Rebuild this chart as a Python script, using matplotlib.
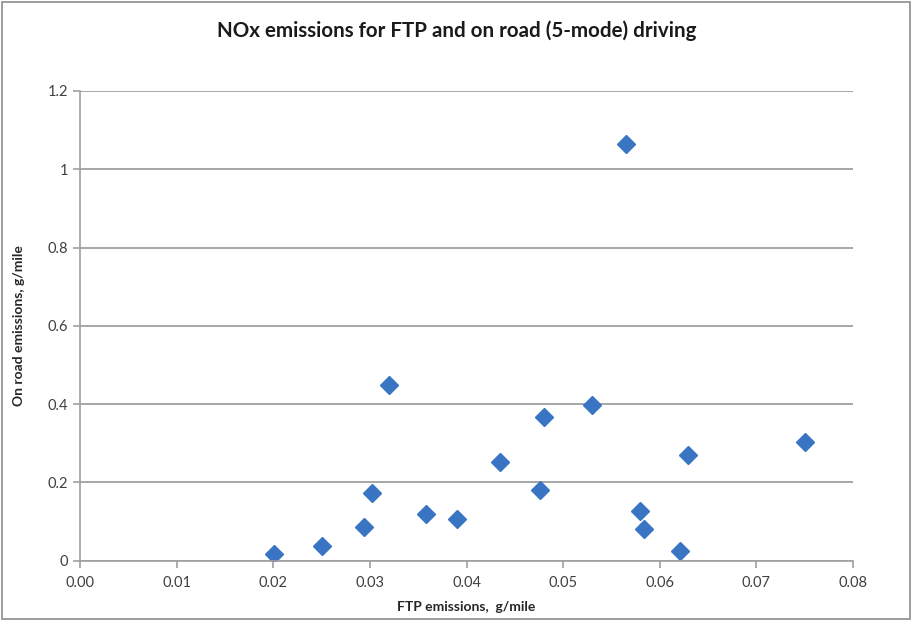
import matplotlib
matplotlib.use("Agg")
import matplotlib.pyplot as plt
from matplotlib.patches import Rectangle

plt.rcParams["font.family"] = ["Lato", "DejaVu Sans"]

# FTP vs on-road NOx, g/mile
ftp = [0.0201, 0.0250, 0.0294, 0.0302, 0.0320, 0.0358, 0.0390, 0.0435, 0.0476,
       0.0480, 0.0530, 0.0565, 0.0580, 0.0584, 0.0621, 0.0629, 0.0750]
on_road = [0.017, 0.037, 0.085, 0.173, 0.449, 0.119, 0.105, 0.252, 0.180,
           0.368, 0.398, 1.064, 0.127, 0.081, 0.024, 0.269, 0.302]

x_ticks = [0.00, 0.01, 0.02, 0.03, 0.04, 0.05, 0.06, 0.07, 0.08]
y_ticks = [0, 0.2, 0.4, 0.6, 0.8, 1, 1.2]
y_labels = ["0", "0.2", "0.4", "0.6", "0.8", "1", "1.2"]

fig = plt.figure(figsize=(9.13, 6.21), dpi=100)
ax = fig.add_axes([80 / 913, 1 - 560.5 / 621, 773 / 913, 469.5 / 621])

ax.plot(ftp, on_road, linestyle="none", marker="D", markersize=9.5,
        color="#3a75c4", markeredgecolor="#3a75c4")

ax.set_xlim(0, 0.08)
ax.set_ylim(0, 1.2)
ax.set_xticks(x_ticks)
ax.set_xticklabels([f"{t:.2f}" for t in x_ticks])
ax.set_yticks(y_ticks)
ax.set_yticklabels(y_labels)
ax.yaxis.grid(True, color="#a6a6a6", linewidth=1.4)
ax.set_axisbelow(True)

for side in ["top", "right"]:
    ax.spines[side].set_visible(False)
for side in ["left", "bottom"]:
    ax.spines[side].set_color("#a0a0a0")
    ax.spines[side].set_linewidth(1.2)
ax.tick_params(colors="#a0a0a0", labelcolor="#404040", labelsize=10.5,
               length=5, width=1.2, direction="out")
ax.tick_params(axis="x", pad=6)

ax.set_xlabel("FTP emissions,  g/mile", fontsize=10, fontweight="bold",
              color="#262626", labelpad=8)
ax.set_ylabel("On road emissions, g/mile", fontsize=10, fontweight="bold",
              color="#262626", labelpad=16)

fig.text(0.5, 1 - 31 / 621, "NOx emissions for FTP and on road (5-mode) driving",
         ha="center", va="center", fontsize=14.8, fontweight="bold", color="#1a1a1a")

fig.patches.append(Rectangle((0.002, 0.004), 0.995, 0.992, transform=fig.transFigure,
                             fill=False, edgecolor="#8c8c8c", linewidth=1.2))

fig.savefig("out.png", dpi=100)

STATED PROBLEM — From the material above, reproduce everything verbatim except the pictures.

EXPECTED ANSWER —
Rebuild this chart as a Python script, using matplotlib.
import matplotlib
matplotlib.use("Agg")
import matplotlib.pyplot as plt
from matplotlib.patches import Rectangle

plt.rcParams["font.family"] = ["Lato", "DejaVu Sans"]

# FTP vs on-road NOx, g/mile
ftp = [0.0201, 0.0250, 0.0294, 0.0302, 0.0320, 0.0358, 0.0390, 0.0435, 0.0476,
       0.0480, 0.0530, 0.0565, 0.0580, 0.0584, 0.0621, 0.0629, 0.0750]
on_road = [0.017, 0.037, 0.085, 0.173, 0.449, 0.119, 0.105, 0.252, 0.180,
           0.368, 0.398, 1.064, 0.127, 0.081, 0.024, 0.269, 0.302]

x_ticks = [0.00, 0.01, 0.02, 0.03, 0.04, 0.05, 0.06, 0.07, 0.08]
y_ticks = [0, 0.2, 0.4, 0.6, 0.8, 1, 1.2]
y_labels = ["0", "0.2", "0.4", "0.6", "0.8", "1", "1.2"]

fig = plt.figure(figsize=(9.13, 6.21), dpi=100)
ax = fig.add_axes([80 / 913, 1 - 560.5 / 621, 773 / 913, 469.5 / 621])

ax.plot(ftp, on_road, linestyle="none", marker="D", markersize=9.5,
        color="#3a75c4", markeredgecolor="#3a75c4")

ax.set_xlim(0, 0.08)
ax.set_ylim(0, 1.2)
ax.set_xticks(x_ticks)
ax.set_xticklabels([f"{t:.2f}" for t in x_ticks])
ax.set_yticks(y_ticks)
ax.set_yticklabels(y_labels)
ax.yaxis.grid(True, color="#a6a6a6", linewidth=1.4)
ax.set_axisbelow(True)

for side in ["top", "right"]:
    ax.spines[side].set_visible(False)
for side in ["left", "bottom"]:
    ax.spines[side].set_color("#a0a0a0")
    ax.spines[side].set_linewidth(1.2)
ax.tick_params(colors="#a0a0a0", labelcolor="#404040", labelsize=10.5,
               length=5, width=1.2, direction="out")
ax.tick_params(axis="x", pad=6)

ax.set_xlabel("FTP emissions,  g/mile", fontsize=10, fontweight="bold",
              color="#262626", labelpad=8)
ax.set_ylabel("On road emissions, g/mile", fontsize=10, fontweight="bold",
              color="#262626", labelpad=16)

fig.text(0.5, 1 - 31 / 621, "NOx emissions for FTP and on road (5-mode) driving",
         ha="center", va="center", fontsize=14.8, fontweight="bold", color="#1a1a1a")

fig.patches.append(Rectangle((0.002, 0.004), 0.995, 0.992, transform=fig.transFigure,
                             fill=False, edgecolor="#8c8c8c", linewidth=1.2))

fig.savefig("out.png", dpi=100)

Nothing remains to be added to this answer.